Once the detail of the world was plotted, I started getting on to the really fun bits.
The love story:
I knew I wanted to write a love story, the kind I would love to read, or even better find myself embroiled in. It would have to be something brooding and full of tension, but once again pushing our human boundaries, making more overt the butterflies, prickling skin and electricity we feel when in the throes of crazy attraction.
But everyone knows the best part of a love story is the courtship, the excited anticipation, the will-they-won’t-they? The peaceful monotony of happily (or even turbulent monotony of unhappily) married life isn’t my ideal read. So I started to think about how to keep things interesting, how to extend the initial tension without just throwing problems at a linear relationship, and not surprisingly, came up with multiple love interests (powerful, good looking ones naturally) to add a bit of spice.
The love interests each bring something different to the table and reflect the time old conundrum of what to look for in a relationship – fun, flirty escapism, grounded, brooding power, or solid, reliable safety.
Power and celebrity:
Equally, I wanted to touch on our very modern obsession with celebrity; how we turn rulers into celebrities too, and our fixation on overnight fame. These themes are juxtaposed against an extremely talented main character, who, far from coveting attention, shies away from the limelight, caring only about the pure joy of winning against the most tenacious of adversaries.

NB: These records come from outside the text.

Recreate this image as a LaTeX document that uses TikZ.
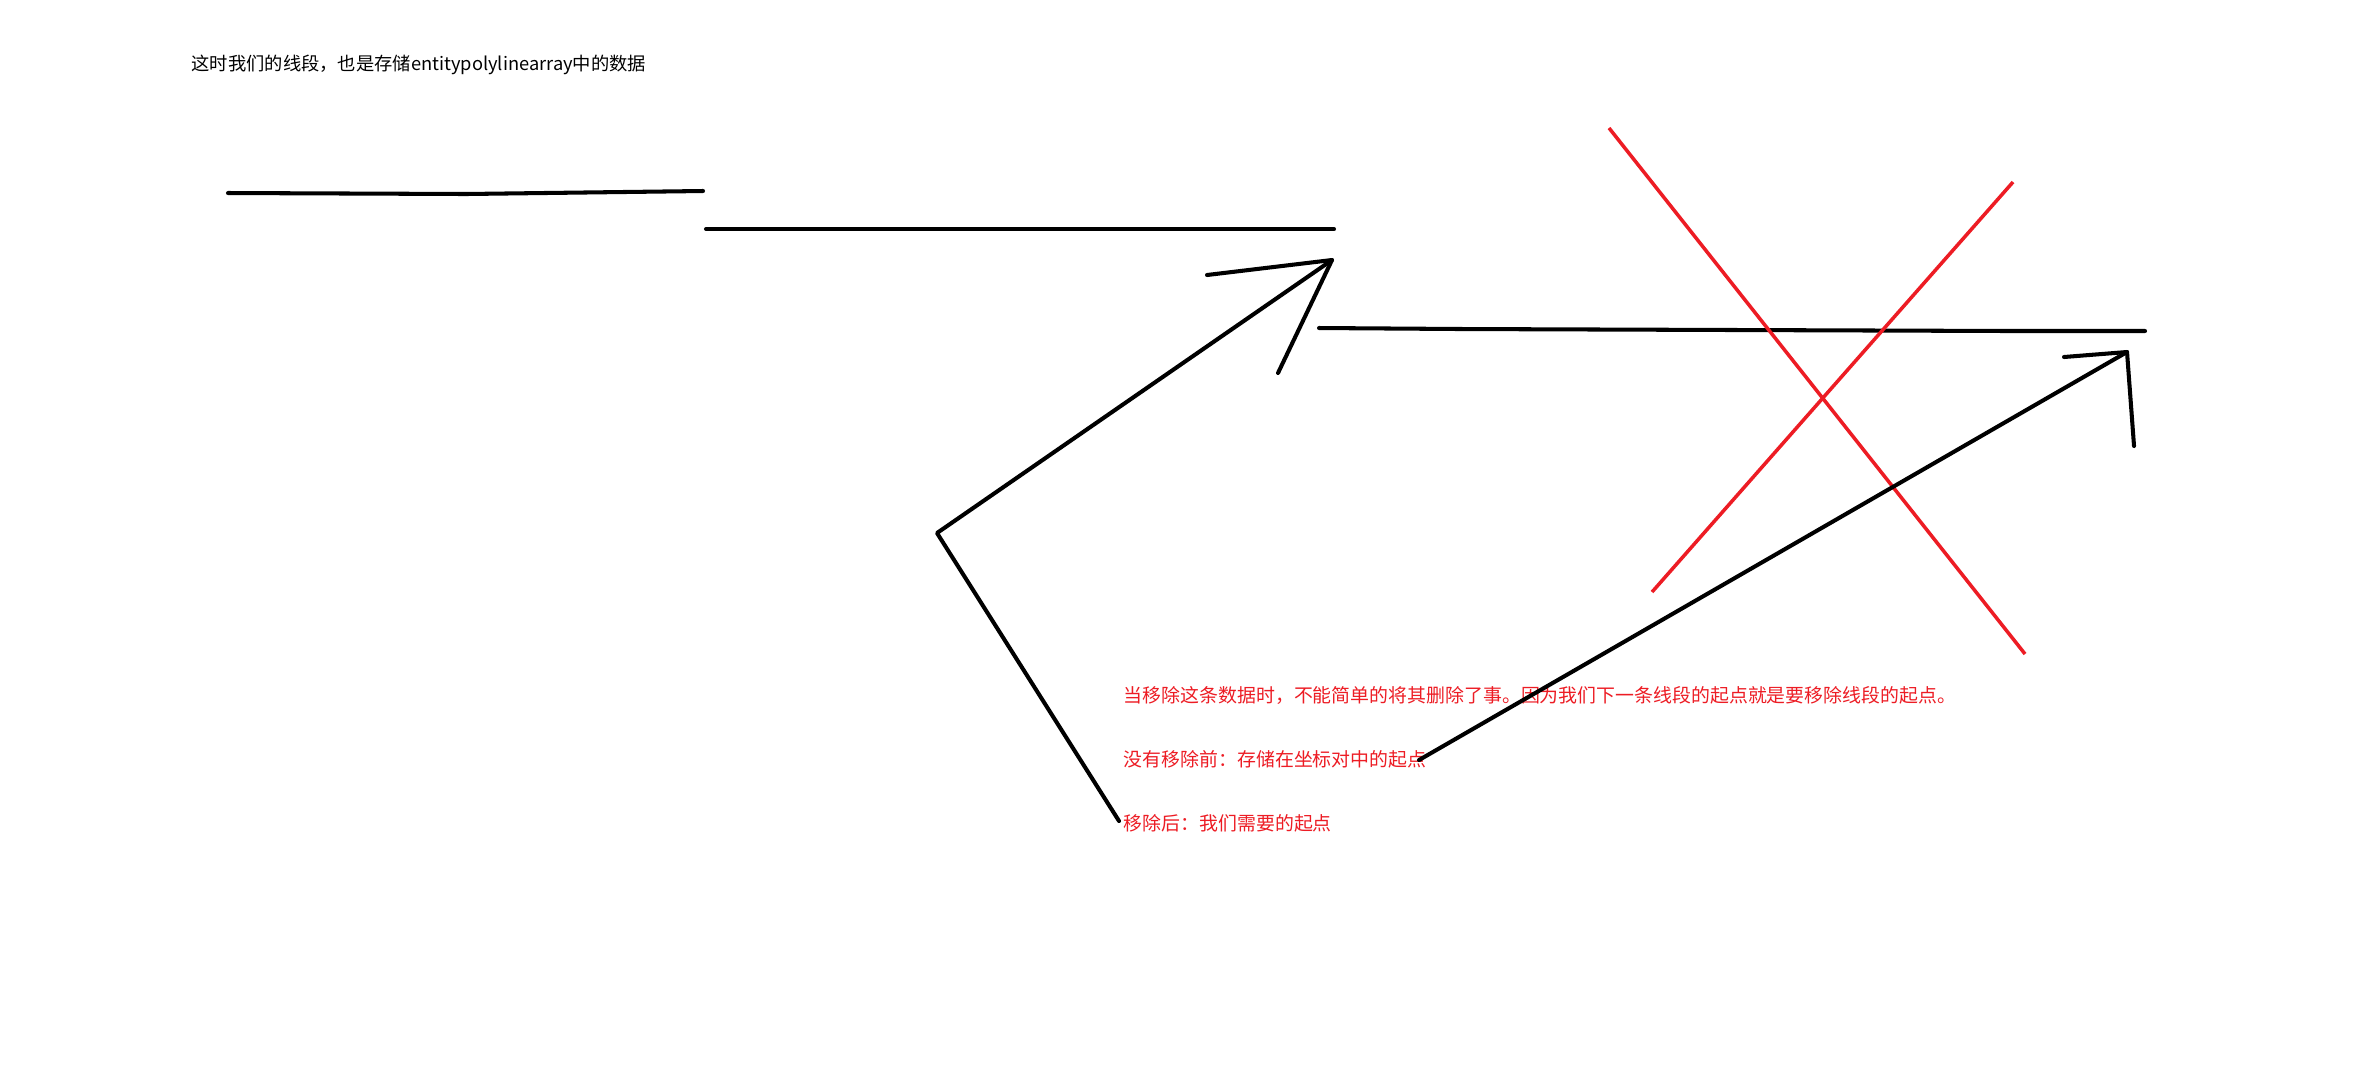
\documentclass[tikz,border=0pt]{standalone}
\usepackage{fontspec}
\usepackage{xcolor}
\newfontfamily\cjk{Noto Sans CJK SC}
\definecolor{paintred}{RGB}{237,28,36}
\usetikzlibrary{positioning}

\begin{document}
\begin{tikzpicture}[x=0.01cm,y=-0.01cm]
  \tikzset{
    stroke/.style={
      draw=black,
      line width=1.15pt,
      line cap=round,
      line join=round
    },
    cross/.style={
      draw=paintred,
      line width=1pt
    },
    note/.style={
      anchor=west,
      inner sep=0pt,
      font=\cjk\fontsize{5.38}{7}\selectfont
    }
  }
  \useasboundingbox[fill=white] (0,0) rectangle (2380,1075);

  % Title
  \node[note, font=\cjk\fontsize{5.2}{7}\selectfont] (title) at (191,65) {这时我们的线段，也是存储entitypolylinearray中的数据};

  % Segments
  \coordinate (s1a) at (228,193);
  \coordinate (s1b) at (466,194);
  \coordinate (s1c) at (703,191);
  \coordinate (s2a) at (706,229);
  \coordinate (s2b) at (1334,229);
  \coordinate (s3a) at (1319,328);
  \coordinate (s3b) at (1460,329);
  \coordinate (s3c) at (2010,331);
  \coordinate (s3d) at (2145,331);
  \draw[stroke] (s1a) -- (s1b) -- (s1c);
  \draw[stroke] (s2a) -- (s2b);
  \draw[stroke] (s3a) -- (s3b) -- (s3c) -- (s3d);

  % Red cross
  \coordinate (x1a) at (1609,128);
  \coordinate (x1b) at (2025,654);
  \coordinate (x2a) at (2013,182);
  \coordinate (x2b) at (1652,592);
  \draw[cross] (x1a) -- (x1b);
  \draw[cross] (x2a) -- (x2b);

  % Notes
  \node[note, text=paintred] (why) at (1123,695) {当移除这条数据时，不能简单的将其删除了事。因为我们下一条线段的起点就是要移除线段的起点。};
  \node[note, text=paintred] (before) at (1123,759) {没有移除前：存储在坐标对中的起点};
  \node[note, text=paintred] (after) at (1123,823) {移除后：我们需要的起点};

  % Arrow to the new start
  \coordinate (bend) at (937,533);
  \coordinate (tipA) at (1332,260);
  \coordinate (wingA1) at (1207,275);
  \coordinate (wingA2) at (1278,373);
  \coordinate (tailA) at (1119,821);
  \draw[stroke] (tailA) -- (bend) -- (tipA);
  \draw[stroke] (wingA1) -- (tipA) -- (wingA2);

  % Arrow to the old start
  \coordinate (tailB) at (1419,760);
  \coordinate (tipB) at (2127,352);
  \coordinate (wingB1) at (2064,357);
  \coordinate (wingB2) at (2134,446);
  \draw[stroke] (tailB) -- (tipB);
  \draw[stroke] (wingB1) -- (tipB) -- (wingB2);
\end{tikzpicture}
\end{document}
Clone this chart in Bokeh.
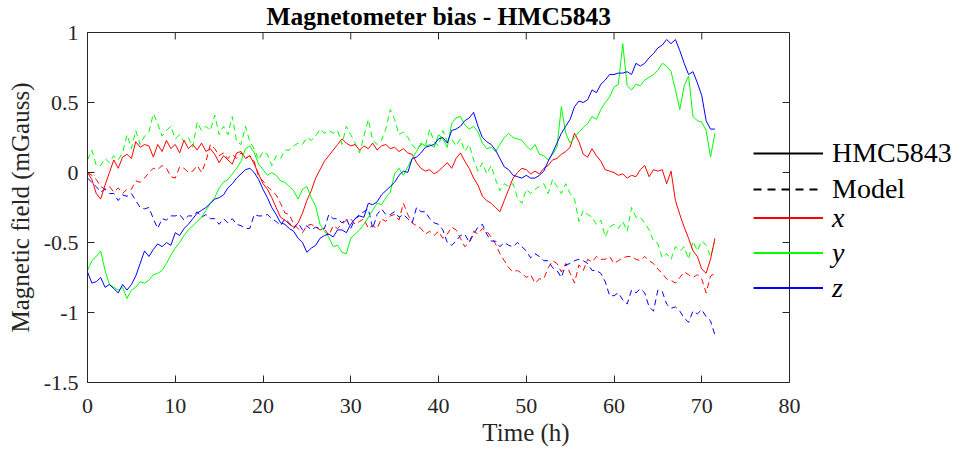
import math
from bokeh.plotting import figure
from bokeh.models import (Range1d, FixedTicker, CustomJSTickFormatter, Legend, LegendItem,
                          LinearAxis, Span)
from bokeh.embed import file_html
from bokeh.resources import INLINE

# time grid (hours), sampled every half hour
hours = [i * 0.5 for i in range(144)]

x_hmc = [
    0.0, -0.05, -0.15, -0.19, -0.09, 0.0, 0.09, 0.03, 0.11, 0.13,
    0.1, 0.22, 0.18, 0.2, 0.19, 0.11, 0.2, 0.15, 0.23, 0.17,
    0.2, 0.14, 0.23, 0.17, 0.2, 0.16, 0.21, 0.15, 0.17, 0.13,
    0.07, 0.12, 0.09, 0.06, 0.14, 0.15, 0.1, 0.12, 0.06, -0.01,
    -0.08, -0.12, -0.18, -0.25, -0.32, -0.34, -0.37, -0.39, -0.36, -0.29,
    -0.2, -0.13, -0.04, 0.02, 0.08, 0.12, 0.16, 0.2, 0.24, 0.21,
    0.19, 0.2, 0.16, 0.19, 0.17, 0.21, 0.16, 0.19, 0.2, 0.17,
    0.18, 0.15, 0.17, 0.14, 0.13, 0.07, 0.03, 0.01, 0.02, -0.01,
    0.01, 0.04, 0.07, 0.03, 0.1, 0.14, 0.08, 0.03, -0.04, -0.09,
    -0.17, -0.2, -0.22, -0.25, -0.28, -0.2, -0.12, -0.04, 0.0, 0.03,
    0.02, -0.01, 0.01, -0.01, 0.03, 0.05, 0.09, 0.1, 0.13, 0.15,
    0.18, 0.28, 0.22, 0.13, 0.11, 0.17, 0.12, 0.08, 0.02, 0.01,
    0.0, -0.02, -0.01, -0.04, -0.02, -0.03, 0.02, 0.05, -0.03, 0.02,
    0.01, 0.02, -0.08, 0.01, -0.2, -0.3, -0.39, -0.47, -0.56, -0.6,
    -0.69, -0.72, -0.62, -0.47,
]

y_hmc = [
    -0.7, -0.63, -0.6, -0.56, -0.7, -0.8, -0.82, -0.84, -0.82, -0.9,
    -0.84, -0.82, -0.78, -0.79, -0.77, -0.73, -0.72, -0.7, -0.65, -0.59,
    -0.54, -0.5, -0.45, -0.41, -0.38, -0.35, -0.32, -0.27, -0.22, -0.18,
    -0.11, -0.07, -0.05, -0.01, 0.03, 0.08, 0.17, 0.19, 0.14, 0.06,
    0.02, -0.02, 0.0, -0.02, -0.06, -0.07, -0.1, -0.13, -0.19, -0.12,
    -0.1, -0.18, -0.24, -0.37, -0.42, -0.46, -0.53, -0.52, -0.57, -0.58,
    -0.47, -0.44, -0.41, -0.37, -0.32, -0.27, -0.22, -0.23, -0.18, -0.14,
    -0.01, 0.03, -0.02, 0.04, 0.1, 0.15, 0.21, 0.19, 0.2, 0.18,
    0.27, 0.24, 0.18, 0.35, 0.39, 0.4, 0.34, 0.31, 0.33, 0.29,
    0.21, 0.17, 0.18, 0.15, 0.2, 0.25, 0.28, 0.25, 0.24, 0.23,
    0.19, 0.16, 0.2, 0.13, 0.12, 0.09, 0.13, 0.18, 0.47, 0.28,
    0.21, 0.25, 0.29, 0.32, 0.35, 0.4, 0.38, 0.45, 0.5, 0.54,
    0.61, 0.63, 0.92, 0.62, 0.59, 0.63, 0.62, 0.66, 0.68, 0.7,
    0.73, 0.78, 0.76, 0.72, 0.59, 0.45, 0.62, 0.69, 0.4, 0.37,
    0.36, 0.3, 0.11, 0.28,
]

z_hmc = [
    -0.71, -0.79, -0.78, -0.75, -0.82, -0.8, -0.83, -0.86, -0.8, -0.84,
    -0.8, -0.74, -0.65, -0.56, -0.6, -0.55, -0.51, -0.53, -0.5, -0.52,
    -0.43, -0.45, -0.4, -0.37, -0.33, -0.29, -0.27, -0.25, -0.22, -0.19,
    -0.18, -0.16, -0.11, -0.08, -0.04, -0.01, 0.02, 0.03, 0.0, -0.05,
    -0.12, -0.18, -0.25, -0.3, -0.36, -0.37, -0.4, -0.42, -0.47, -0.5,
    -0.57, -0.54, -0.52, -0.47, -0.45, -0.44, -0.46, -0.41, -0.41, -0.43,
    -0.37, -0.33, -0.31, -0.32, -0.22, -0.23, -0.21, -0.16, -0.13, -0.1,
    -0.07, -0.02, 0.01, 0.0, 0.1, 0.11, 0.14, 0.18, 0.19, 0.2,
    0.24, 0.25, 0.21, 0.3, 0.31, 0.33, 0.37, 0.39, 0.43, 0.33,
    0.25, 0.22, 0.2, 0.16, 0.1, 0.04, 0.02, -0.02, -0.03, -0.04,
    -0.02, -0.04, -0.04, -0.02, 0.01, 0.08, 0.14, 0.21, 0.28, 0.33,
    0.38, 0.47, 0.51, 0.5, 0.52, 0.59, 0.57, 0.63, 0.66, 0.7,
    0.7, 0.71, 0.71, 0.72, 0.7, 0.78, 0.76, 0.78, 0.82, 0.85,
    0.89, 0.91, 0.95, 0.92, 0.95, 0.87, 0.78, 0.7, 0.72, 0.64,
    0.55, 0.37, 0.31, 0.31,
]

x_model = [
    0.0, -0.02, -0.05, -0.1, -0.12, -0.1, -0.14, -0.11, -0.15, -0.12,
    -0.12, -0.06, -0.07, -0.04, 0.0, 0.03, 0.02, 0.05, 0.03, -0.03,
    -0.04, 0.04, 0.03, 0.0, 0.01, 0.05, 0.0, 0.08, 0.2, 0.17,
    0.12, 0.14, 0.1, 0.13, 0.1, 0.14, 0.1, 0.12, 0.08, -0.03,
    -0.06, -0.1, -0.13, -0.16, -0.22, -0.29, -0.3, -0.37, -0.4, -0.43,
    -0.38, -0.37, -0.39, -0.41, -0.4, -0.45, -0.38, -0.4, -0.37, -0.34,
    -0.33, -0.37, -0.35, -0.33, -0.4, -0.38, -0.4, -0.33, -0.35, -0.31,
    -0.3, -0.34, -0.22, -0.3, -0.36, -0.38, -0.4, -0.44, -0.42, -0.45,
    -0.42, -0.47, -0.44, -0.39, -0.41, -0.47, -0.53, -0.5, -0.42, -0.44,
    -0.4, -0.42, -0.46, -0.51, -0.58, -0.63, -0.68, -0.71, -0.7, -0.72,
    -0.75, -0.73, -0.79, -0.76, -0.76, -0.68, -0.63, -0.65, -0.71, -0.65,
    -0.72, -0.79, -0.66, -0.7, -0.62, -0.64, -0.6, -0.62, -0.62, -0.6,
    -0.65, -0.63, -0.61, -0.6, -0.6, -0.62, -0.63, -0.6, -0.63, -0.65,
    -0.69, -0.72, -0.76, -0.77, -0.79, -0.75, -0.71, -0.73, -0.75, -0.73,
    -0.76, -0.86, -0.74, -0.72,
]

y_model = [
    0.09, 0.16, 0.05, 0.05, 0.1, 0.07, 0.12, 0.09, 0.14, 0.27,
    0.17, 0.3, 0.2, 0.26, 0.29, 0.42, 0.35, 0.26, 0.3, 0.33,
    0.24, 0.27, 0.22, 0.25, 0.18, 0.36, 0.3, 0.33, 0.3, 0.41,
    0.27, 0.33, 0.27, 0.4, 0.22, 0.2, 0.33, 0.22, 0.17, 0.09,
    0.15, 0.13, 0.05, 0.12, 0.1, 0.16, 0.16, 0.19, 0.21, 0.2,
    0.25, 0.23, 0.26, 0.31, 0.28, 0.3, 0.28, 0.3, 0.2, 0.33,
    0.27, 0.21, 0.14, 0.26, 0.38, 0.23, 0.2, 0.23, 0.31, 0.45,
    0.38, 0.27, 0.29, 0.25, 0.2, 0.16, 0.2, 0.19, 0.31, 0.22,
    0.19, 0.3, 0.22, 0.24, 0.19, 0.24, 0.15, 0.2, 0.09, 0.01,
    0.07, -0.01, 0.05, -0.05, -0.13, -0.08, -0.1, -0.08, -0.18, -0.22,
    -0.12, -0.15, -0.12, -0.1, -0.08, -0.15, -0.05, -0.1, -0.15, -0.08,
    -0.15, -0.19, -0.35, -0.27, -0.3, -0.32, -0.37, -0.34, -0.46, -0.39,
    -0.37, -0.4, -0.35, -0.42, -0.25, -0.32, -0.32, -0.36, -0.41, -0.49,
    -0.51, -0.61, -0.58, -0.62, -0.53, -0.56, -0.53, -0.62, -0.49, -0.56,
    -0.49, -0.52, -0.6, -0.5,
]

z_model = [
    -0.04, -0.07, -0.1, -0.14, -0.12, -0.15, -0.15, -0.2, -0.16, -0.17,
    -0.15, -0.2, -0.25, -0.26, -0.25, -0.33, -0.4, -0.33, -0.34, -0.31,
    -0.31, -0.3, -0.34, -0.31, -0.31, -0.28, -0.32, -0.3, -0.33, -0.33,
    -0.37, -0.33, -0.36, -0.33, -0.37, -0.38, -0.4, -0.4, -0.3, -0.31,
    -0.31, -0.3, -0.33, -0.35, -0.38, -0.33, -0.36, -0.4, -0.36, -0.41,
    -0.38, -0.41, -0.39, -0.4, -0.4, -0.3, -0.33, -0.33, -0.36, -0.33,
    -0.4, -0.33, -0.3, -0.28, -0.26, -0.4, -0.3, -0.26, -0.3, -0.3,
    -0.28, -0.32, -0.3, -0.33, -0.36, -0.25, -0.28, -0.28, -0.33, -0.36,
    -0.37, -0.41, -0.5, -0.52, -0.49, -0.45, -0.44, -0.5, -0.44, -0.39,
    -0.37, -0.44, -0.49, -0.49, -0.53, -0.5, -0.52, -0.53, -0.5, -0.53,
    -0.56, -0.61, -0.58, -0.6, -0.63, -0.63, -0.68, -0.7, -0.75, -0.66,
    -0.65, -0.63, -0.62, -0.63, -0.65, -0.7, -0.7, -0.72, -0.78, -0.88,
    -0.88, -0.86, -0.91, -0.94, -0.84, -0.86, -0.83, -0.86, -0.96, -0.99,
    -0.84, -0.85, -0.94, -0.97, -0.96, -0.99, -1.04, -1.07, -0.99, -1.01,
    -0.98, -1.03, -1.06, -1.16,
]

x_limits = (0, 80)
y_limits = (-1.5, 1)
x_ticks = [0, 10, 20, 30, 40, 50, 60, 70, 80]
y_ticks = [-1.5, -1, -0.5, 0, 0.5, 1]

FONT = "Liberation Serif"
AX = "#262626"

# layout (pixels): the axes box is 702 px wide; the frame runs on to the right edge
W, H = 964, 450
LEFT, TOP, BOTTOM = 87, 32, 68
BOX_W = 702
frame_w = W - LEFT
x_view_end = x_limits[0] + (x_limits[1] - x_limits[0]) * frame_w / BOX_W

p = figure(width=W, height=H, output_backend="svg", toolbar_location=None,
           x_range=Range1d(x_limits[0], x_view_end), y_range=Range1d(*y_limits),
           min_border_left=LEFT, min_border_right=0, min_border_top=TOP,
           min_border_bottom=BOTTOM, title="Magnetometer bias - HMC5843")
p.grid.visible = False
p.outline_line_color = None
p.background_fill_color = "white"
p.border_fill_color = "white"

p.title.text_font = FONT
p.title.text_font_size = "25.5px"
p.title.text_font_style = "bold"
p.title.align = "left"
p.title.offset = 179
p.title.text_color = "black"
p.title.standoff = 0
p.title.vertical_align = "top"

fmt = CustomJSTickFormatter(code="return tick.toString();")
for ax, ticks in ((p.xaxis[0], x_ticks), (p.yaxis[0], y_ticks)):
    ax.ticker = FixedTicker(ticks=ticks)
    ax.formatter = fmt
    ax.major_tick_in = 7
    ax.major_tick_out = 0
    ax.minor_tick_line_color = None
    ax.axis_line_color = AX
    ax.major_tick_line_color = AX
    ax.major_label_text_font = FONT
    ax.major_label_text_font_size = "22px"
    ax.major_label_text_color = AX
    ax.axis_label_text_font = FONT
    ax.axis_label_text_font_size = "25px"
    ax.axis_label_text_font_style = "normal"
    ax.axis_label_text_color = AX

p.xaxis[0].bounds = x_limits
p.xaxis[0].axis_label = "Time (h)"
p.xaxis[0].major_label_standoff = 16
p.xaxis[0].axis_label_standoff = 3
p.yaxis[0].axis_label = "Magnetic field (mGauss)"
p.yaxis[0].major_label_standoff = 9
p.yaxis[0].axis_label_standoff = 7

# top edge of the box: an axis with no ticks, limited to the box
top_edge = LinearAxis(ticker=FixedTicker(ticks=[]), bounds=x_limits, axis_line_color=AX,
                      major_tick_in=0, major_tick_out=0, minor_tick_line_color=None,
                      major_label_standoff=0)
p.add_layout(top_edge, "above")
# right edge of the box
p.add_layout(Span(location=x_limits[1], dimension="height", line_color=AX, line_width=1))
# inward ticks on the top and right edges
p.ray(x=x_ticks, y=[y_limits[1]] * len(x_ticks), length=7, length_units="screen",
      angle=-math.pi / 2, line_color=AX, line_width=1)
p.ray(x=[x_limits[1]] * len(y_ticks), y=y_ticks, length=7, length_units="screen",
      angle=math.pi, line_color=AX, line_width=1)

RED, GREEN, BLUE = "#ff0000", "#00ff00", "#0000ff"
DASH = "6 4"
p.line(hours, x_model, line_color=RED, line_width=1, line_dash=DASH)
p.line(hours, y_model, line_color=GREEN, line_width=1, line_dash=DASH)
p.line(hours, z_model, line_color=BLUE, line_width=1, line_dash=DASH)
p.line(hours, x_hmc, line_color=RED, line_width=1)
p.line(hours, y_hmc, line_color=GREEN, line_width=1)
p.line(hours, z_hmc, line_color=BLUE, line_width=1)

# legend proxies (a single NaN point: nothing drawn in the plot)
nan = [math.nan]
k_solid = p.line(x=nan, y=nan, line_color="black", line_width=2)
k_dash = p.line(x=nan, y=nan, line_color="black", line_width=2, line_dash="8 6")
r_key = p.line(x=nan, y=nan, line_color=RED, line_width=2)
g_key = p.line(x=nan, y=nan, line_color=GREEN, line_width=2)
b_key = p.line(x=nan, y=nan, line_color=BLUE, line_width=2)

common = dict(glyph_width=70, label_standoff=9, spacing=0, padding=0, margin=0,
              border_line_color=None, background_fill_alpha=0,
              label_text_font=FONT, label_text_font_size="28px", label_text_color="black")
leg1 = Legend(items=[LegendItem(label="HMC5843", renderers=[k_solid]),
                     LegendItem(label="Model", renderers=[k_dash])],
              location=(666, 175), glyph_height=36, label_height=36, **common)
leg2 = Legend(items=[LegendItem(label="x", renderers=[r_key]),
                     LegendItem(label="y", renderers=[g_key]),
                     LegendItem(label="z", renderers=[b_key])],
              location=(666, 77), glyph_height=35, label_height=35,
              label_text_font_style="italic", **common)
p.add_layout(leg1)
p.add_layout(leg2)

open("out.html", "w").write(file_html(p, INLINE))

And in the world of The Relic Trilogy, the most tenacious of adversaries are the Descendants: three ruling families, each representing one of the three Gods. They pass their rule down to their children, monopolizing power and ensuring its concentration in the hands of a privileged few.
The only way for others to get close to power is to be born into one of the Council families (those who are entrusted to help the Descendants run the world), do something notable and be appointed a Councillor, or climb the academic ladder and become a leader within the Temples.
Location location location:
I split the world into three broad areas: Kingdom, Empire, and The Wildlands. Empire, where the first book is set, is a quiet, sedate-paced, former capital city. It provides a degree of separation and difference from cosmopolitan Kingdom, a more imposing metropolis and home to the Descendants. The Wildlands are really a place of mystery in the first book, primarily because, for Anita, they’re a vast unknown. They’re explored in more detail in the rest of the trilogy.
The bad guy / gal:
A good story wouldn’t be a good story without some kind of villain, and villains, I think, are especially powerful when the reader has cause to question their motivations. I wanted to reflect that nobody is all good or all evil, and trying to navigate our way through the black and white of right and wrong is a minefield, through which (although we pretend otherwise), no unequivocally correct path exists. The only certain outcome is that we will all lose a (metaphorical or otherwise) limb or two along the way.